Amid RH bill row, group trains midwives, sets up birthing clinics

While the reproductive health (RH) bill is stirring debates inside and outside Congress, how is the number of women dying at childbirth being reduced in Pampanga?

A group is doing its bit by training “komadrona” (midwives or birth attendants) and setting up birthing clinics run by midwives.

“They’re on the frontline of caring for pregnant women,” says Sylvia Ordoñez, secretary-general of the Kapampangan Development Foundation (KDF), when asked why the group’s Pampanga-Zero Maternal and Infant Mortality Movement has focused on upgrading the skills of midwives.

The project, running for two years now, is supported by a  P3.5-million grant from the Philippine Long Distance Telephone Co. (PLDT)-Smart Consortium to help the Philippines meet its targets for the United Nations Millennium Development Goals (MDG), Ordoñez says.

The MDG is a set of poverty-alleviation targets identified by UN member-states and the world’s leading development institutions. The goals range from reducing extreme poverty to stopping the spread of HIV/AIDS and providing universal primary education by 2015.

More than 2,000 midwives attended the seven training sessions the KDF had organized together with the Philippine League of Government and Private Midwives and the Pampanga health office.

Ordoñez says the training program tries to bridge the gaps in the skills and knowledge that were not met in the old curriculums. Years ago, she said, the courses did not teach stitching wounds or administering intravenous medicines.

The KDF has set up birthing clinics in Apalit, San Simon and Lubao towns. Nine more are expected to be established in the province.

Hemorrhage (bleeding), obstructed labor, unsafe abortion, sepsis (blood infection) and eclampsia (seizures in pregnant women) are the top causes of maternal deaths in the Philippines, according to Dr. Violeta Manalang-de Guzman, a member of the MDG task force, citing a World Health Organization study.

Maternal deaths in the country in 2011 rose to 221 per 100,000 live births, while child mortality dropped to 30 per 1,000 live births. The targets are to bring the figures down to 52 and 27, respectively, according to the Department of Health.

De Guzman calls midwives “pick-up points” because complicated birth deliveries are first brought to their attention. Midwives are bound by health protocols to immediately refer these patients to hospitals, she said.
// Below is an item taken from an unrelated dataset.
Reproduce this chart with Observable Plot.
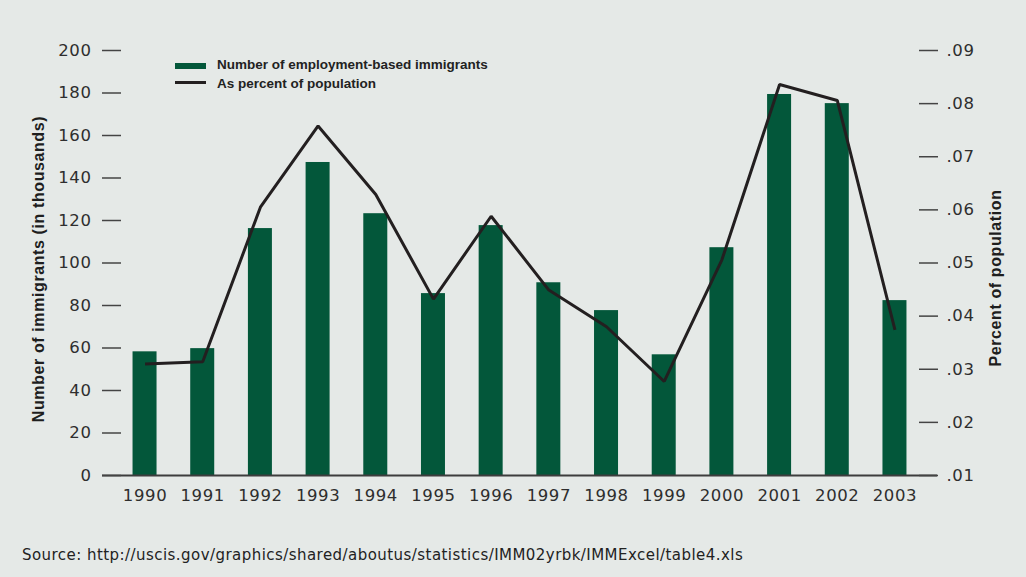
<!DOCTYPE html>
<html>
<head>
<meta charset="utf-8">
<script src="https://cdn.jsdelivr.net/npm/d3@7"></script>
<script src="https://cdn.jsdelivr.net/npm/@observablehq/plot@0.6"></script>
<style>
  html, body { margin: 0; padding: 0; background: #e5e9e7; }
  #wrap { position: relative; width: 1026px; height: 577px; overflow: hidden; background: #e5e9e7; }
  #chart { position: absolute; left: 0; top: 0; }
  .key-swatch { position: absolute; left: 175px; width: 31px; }
  .key-text { position: absolute; left: 217px; font: bold 13.5px "Liberation Sans", Arial, sans-serif; line-height: 13px; color: #222; white-space: nowrap; }
  #source { position: absolute; left: 22px; top: 548px; font: 15px "DejaVu Sans", sans-serif; letter-spacing: 0.45px; line-height: 14px; color: #222; white-space: nowrap; }
</style>
</head>
<body>
<div id="wrap">
  <div id="chart"></div>
  <div class="key-swatch" style="top:63px;height:6px;background:#03573a;"></div>
  <div class="key-text" style="top:58px;">Number of employment-based immigrants</div>
  <div class="key-swatch" style="top:81px;height:2.5px;background:#231f20;"></div>
  <div class="key-text" style="top:76.5px;">As percent of population</div>
  <div id="source">Source: http://uscis.gov/graphics/shared/aboutus/statistics/IMM02yrbk/IMMExcel/table4.xls</div>
</div>
<script>
// Employment-based immigrants, 1990–2003
const years = ["1990", "1991", "1992", "1993", "1994", "1995", "1996", "1997", "1998", "1999", "2000", "2001", "2002", "2003"];
const immigrantsThousands = [58.2, 59.7, 116.2, 147.3, 123.2, 85.6, 117.6, 90.7, 77.6, 56.8, 107.2, 179.3, 175.0, 82.3];
const percentOfPopulation = [0.0310, 0.0314, 0.0605, 0.0758, 0.0629, 0.0432, 0.0588, 0.0449, 0.0380, 0.0277, 0.0506, 0.0836, 0.0806, 0.0374];
const countTicks = [0, 20, 40, 60, 80, 100, 120, 140, 160, 180, 200];
const percentTicks = [0.01, 0.02, 0.03, 0.04, 0.05, 0.06, 0.07, 0.08, 0.09];

// The percent series shares the y scale: .01–.09 maps onto 0–200.
const pctLo = 0.01, pctHi = 0.09, countMax = 200;
const pctToY = p => (p - pctLo) / (pctHi - pctLo) * countMax;
const yToPct = y => pctLo + y / countMax * (pctHi - pctLo);
const pctFormat = v => d3.format(".2f")(v).replace(/^0/, "");

const rows = years.map((year, i) => ({year, count: immigrantsThousands[i], pct: percentOfPopulation[i]}));

const green = "#03573a";
const ink = "#2e2e2e";
const titleFont = "'Liberation Sans', Arial, sans-serif";

const chart = Plot.plot({
  width: 1026,
  height: 520,
  marginTop: 50,
  marginBottom: 45,
  marginLeft: 121,
  marginRight: 108,
  style: {background: "transparent", fontFamily: "'DejaVu Sans', sans-serif", fontSize: "16.5px", color: ink, letterSpacing: "0.6px"},
  x: {type: "band", domain: years, paddingInner: 0.584, paddingOuter: 0.2, align: 0.5, round: false, axis: null},
  y: {domain: [0, countMax], axis: null},
  marks: [
    Plot.barY(rows, {x: "year", y: "count", fill: green}),
    Plot.ruleY([0], {stroke: "#3d3d3d", strokeWidth: 2, insetLeft: -19, insetRight: -19}),
    Plot.line(rows, {x: "year", y: d => pctToY(d.pct), stroke: "#231f20", strokeWidth: 3, strokeLinejoin: "miter", strokeLinecap: "butt"}),
    Plot.axisX({tickSize: 0, tickPadding: 14, label: null, fontSize: 16.5}),
    Plot.axisY(countTicks, {anchor: "left", tickSize: 19, tickPadding: 11, strokeWidth: 1.5, stroke: "#444", label: null, fontSize: 16.5}),
    Plot.axisY(percentTicks.map(pctToY), {anchor: "right", tickSize: 19, tickPadding: 9, strokeWidth: 1.5, stroke: "#444", tickFormat: d => pctFormat(yToPct(d)), label: null, fontSize: 16.5}),
    Plot.text(["Number of immigrants (in thousands)"], {
      text: d => d, frameAnchor: "left", textAnchor: "middle", rotate: -90, dx: -83, dy: 6,
      fontFamily: titleFont, fontWeight: "bold", fontSize: 16, fill: "#1e1e1e"
    }),
    Plot.text(["Percent of population"], {
      text: d => d, frameAnchor: "right", textAnchor: "middle", rotate: -90, dx: 77, dy: 15,
      fontFamily: titleFont, fontWeight: "bold", fontSize: 16, fill: "#1e1e1e"
    })
  ]
});

document.getElementById("chart").appendChild(chart);
</script>
</body>
</html>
Some malpractices among midwives occur though, Ordoñez says.

Like doctors, midwives working in the government are allowed to do private practice. Since they charge only P2,500 to P5,000, some midwives tend to hire unskilled or unlicensed birth attendants or nurses who cannot handle complicated

cases, Ordoñez says.

Some allow extended labor to earn, but De Guzman says delaying the delivery puts both the mother and child at risk. “The so-called dilemma of who to save, the mother or the baby, exists only in the movies or television. The priority is the mother,” she says.

The standard rule is that midwives can only assist women who underwent prenatal checkups in their clinics, says Marilyn Maglalang, a midwife of 37 years.

She says midwives must undergo continuing professional education so they can renew their licenses every three years.